▸ Information provided

________________

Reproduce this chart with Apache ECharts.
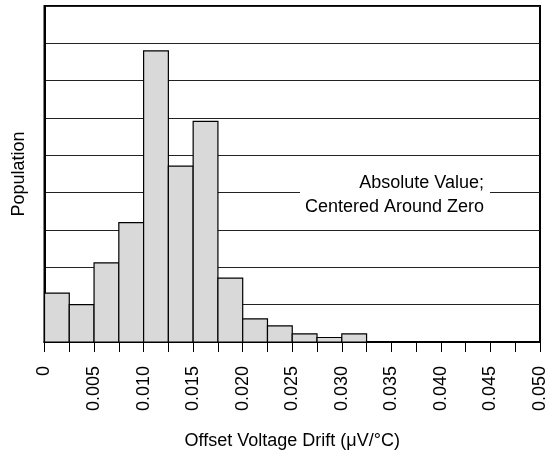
<!DOCTYPE html>
<html>
<head>
<meta charset="utf-8">
<script src="https://cdn.jsdelivr.net/npm/echarts@6/dist/echarts.min.js"></script>
<style>
  html, body { margin: 0; padding: 0; background: #fff; }
  #main { width: 559px; height: 456px; }
</style>
</head>
<body>
<div id="main"></div>
<script>
// bin edges of the histogram (µV/°C), one bin per 0.0025
var binStart = [0, 0.0025, 0.005, 0.0075, 0.01, 0.0125, 0.015, 0.0175, 0.02, 0.0225,
                0.025, 0.0275, 0.03, 0.0325, 0.035, 0.0375, 0.04, 0.0425, 0.045, 0.0475];
var binEnd = [0.0025, 0.005, 0.0075, 0.01, 0.0125, 0.015, 0.0175, 0.02, 0.0225, 0.025,
              0.0275, 0.03, 0.0325, 0.035, 0.0375, 0.04, 0.0425, 0.045, 0.0475, 0.05];
// population per bin, in grid units (no scale on the original)
var population = [1.31, 1.0, 2.12, 3.2, 7.8, 4.71, 5.91, 1.71, 0.62, 0.43,
                  0.22, 0.12, 0.22, 0, 0, 0, 0, 0, 0, 0];
var tickLabels = ['0', '', '0.005', '', '0.010', '', '0.015', '', '0.020', '', '0.025', '',
                  '0.030', '', '0.035', '', '0.040', '', '0.045', '', '0.050'];

var FONT = 'Liberation Sans';
var myChart = echarts.init(document.getElementById('main'), null, { renderer: 'canvas' });

var data = [];
for (var i = 0; i < binStart.length; i++) {
  data.push([binStart[i], binEnd[i], population[i]]);
}

var option = {
  animation: false,
  backgroundColor: '#fff',
  textStyle: { fontFamily: FONT },
  grid: {
    left: 44.5, right: 19, top: 6, bottom: 114,
    show: true, borderColor: '#000', borderWidth: 2
  },
  xAxis: {
    type: 'value',
    min: 0, max: 0.05, interval: 0.0025,
    name: 'Offset Voltage Drift (\u03BCV/\u00B0C)',
    nameLocation: 'middle',
    nameGap: 90,
    nameTextStyle: { color: '#000', fontSize: 18, fontFamily: FONT },
    axisLine: { lineStyle: { color: '#000', width: 2 } },
    axisTick: { show: true, inside: false, length: 10, lineStyle: { color: '#000', width: 1 } },
    splitLine: { show: false },
    axisLabel: {
      rotate: 90,
      margin: 24,
      color: '#000',
      fontSize: 18,
      fontFamily: FONT,
      showMinLabel: true,
      showMaxLabel: true,
      formatter: function (v) {
        var idx = Math.round(v / 0.0025);
        return tickLabels[idx] || '';
      }
    }
  },
  yAxis: {
    type: 'value',
    min: 0, max: 9, interval: 1,
    name: 'Population',
    nameLocation: 'middle',
    nameGap: 16,
    nameTextStyle: { color: '#000', fontSize: 18, fontFamily: FONT },
    axisLine: { show: true, lineStyle: { color: '#000', width: 2 } },
    axisTick: { show: false },
    axisLabel: { show: false },
    splitLine: { show: true, lineStyle: { color: '#222', width: 1 } }
  },
  series: [{
    type: 'custom',
    renderItem: function (params, api) {
      var h = api.value(2);
      if (!h) return null;
      var p0 = api.coord([api.value(0), h]);
      var p1 = api.coord([api.value(1), 0]);
      return {
        type: 'rect',
        shape: { x: p0[0], y: p0[1], width: p1[0] - p0[0], height: p1[1] - p0[1] },
        style: { fill: '#d9d9d9', stroke: '#000', lineWidth: 1.2 }
      };
    },
    encode: { x: [0, 1], y: 2 },
    data: data,
    z: 3
  }],
  graphic: [
    { type: 'rect', left: 300, top: 188, shape: { width: 190, height: 10 },
      style: { fill: '#fff' }, z: 10 },
    { type: 'text', right: 559 - 484, top: 174,
      style: { text: 'Absolute Value;', fill: '#000', font: '18px "' + FONT + '"', align: 'right' }, z: 11 },
    { type: 'text', right: 559 - 484, top: 198,
      style: { text: 'Centered Around Zero', fill: '#000', font: '18px "' + FONT + '"', align: 'right' }, z: 11 }
  ]
};

myChart.setOption(option);
</script>
</body>
</html>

________________

▸ The exercise
Reproduce the whole listing word for word, setting aside any pictures.

▸ Solution to this problem
Reproduce this chart with Apache ECharts.
<!DOCTYPE html>
<html>
<head>
<meta charset="utf-8">
<script src="https://cdn.jsdelivr.net/npm/echarts@6/dist/echarts.min.js"></script>
<style>
  html, body { margin: 0; padding: 0; background: #fff; }
  #main { width: 559px; height: 456px; }
</style>
</head>
<body>
<div id="main"></div>
<script>
// bin edges of the histogram (µV/°C), one bin per 0.0025
var binStart = [0, 0.0025, 0.005, 0.0075, 0.01, 0.0125, 0.015, 0.0175, 0.02, 0.0225,
                0.025, 0.0275, 0.03, 0.0325, 0.035, 0.0375, 0.04, 0.0425, 0.045, 0.0475];
var binEnd = [0.0025, 0.005, 0.0075, 0.01, 0.0125, 0.015, 0.0175, 0.02, 0.0225, 0.025,
              0.0275, 0.03, 0.0325, 0.035, 0.0375, 0.04, 0.0425, 0.045, 0.0475, 0.05];
// population per bin, in grid units (no scale on the original)
var population = [1.31, 1.0, 2.12, 3.2, 7.8, 4.71, 5.91, 1.71, 0.62, 0.43,
                  0.22, 0.12, 0.22, 0, 0, 0, 0, 0, 0, 0];
var tickLabels = ['0', '', '0.005', '', '0.010', '', '0.015', '', '0.020', '', '0.025', '',
                  '0.030', '', '0.035', '', '0.040', '', '0.045', '', '0.050'];

var FONT = 'Liberation Sans';
var myChart = echarts.init(document.getElementById('main'), null, { renderer: 'canvas' });

var data = [];
for (var i = 0; i < binStart.length; i++) {
  data.push([binStart[i], binEnd[i], population[i]]);
}

var option = {
  animation: false,
  backgroundColor: '#fff',
  textStyle: { fontFamily: FONT },
  grid: {
    left: 44.5, right: 19, top: 6, bottom: 114,
    show: true, borderColor: '#000', borderWidth: 2
  },
  xAxis: {
    type: 'value',
    min: 0, max: 0.05, interval: 0.0025,
    name: 'Offset Voltage Drift (\u03BCV/\u00B0C)',
    nameLocation: 'middle',
    nameGap: 90,
    nameTextStyle: { color: '#000', fontSize: 18, fontFamily: FONT },
    axisLine: { lineStyle: { color: '#000', width: 2 } },
    axisTick: { show: true, inside: false, length: 10, lineStyle: { color: '#000', width: 1 } },
    splitLine: { show: false },
    axisLabel: {
      rotate: 90,
      margin: 24,
      color: '#000',
      fontSize: 18,
      fontFamily: FONT,
      showMinLabel: true,
      showMaxLabel: true,
      formatter: function (v) {
        var idx = Math.round(v / 0.0025);
        return tickLabels[idx] || '';
      }
    }
  },
  yAxis: {
    type: 'value',
    min: 0, max: 9, interval: 1,
    name: 'Population',
    nameLocation: 'middle',
    nameGap: 16,
    nameTextStyle: { color: '#000', fontSize: 18, fontFamily: FONT },
    axisLine: { show: true, lineStyle: { color: '#000', width: 2 } },
    axisTick: { show: false },
    axisLabel: { show: false },
    splitLine: { show: true, lineStyle: { color: '#222', width: 1 } }
  },
  series: [{
    type: 'custom',
    renderItem: function (params, api) {
      var h = api.value(2);
      if (!h) return null;
      var p0 = api.coord([api.value(0), h]);
      var p1 = api.coord([api.value(1), 0]);
      return {
        type: 'rect',
        shape: { x: p0[0], y: p0[1], width: p1[0] - p0[0], height: p1[1] - p0[1] },
        style: { fill: '#d9d9d9', stroke: '#000', lineWidth: 1.2 }
      };
    },
    encode: { x: [0, 1], y: 2 },
    data: data,
    z: 3
  }],
  graphic: [
    { type: 'rect', left: 300, top: 188, shape: { width: 190, height: 10 },
      style: { fill: '#fff' }, z: 10 },
    { type: 'text', right: 559 - 484, top: 174,
      style: { text: 'Absolute Value;', fill: '#000', font: '18px "' + FONT + '"', align: 'right' }, z: 11 },
    { type: 'text', right: 559 - 484, top: 198,
      style: { text: 'Centered Around Zero', fill: '#000', font: '18px "' + FONT + '"', align: 'right' }, z: 11 }
  ]
};

myChart.setOption(option);
</script>
</body>
</html>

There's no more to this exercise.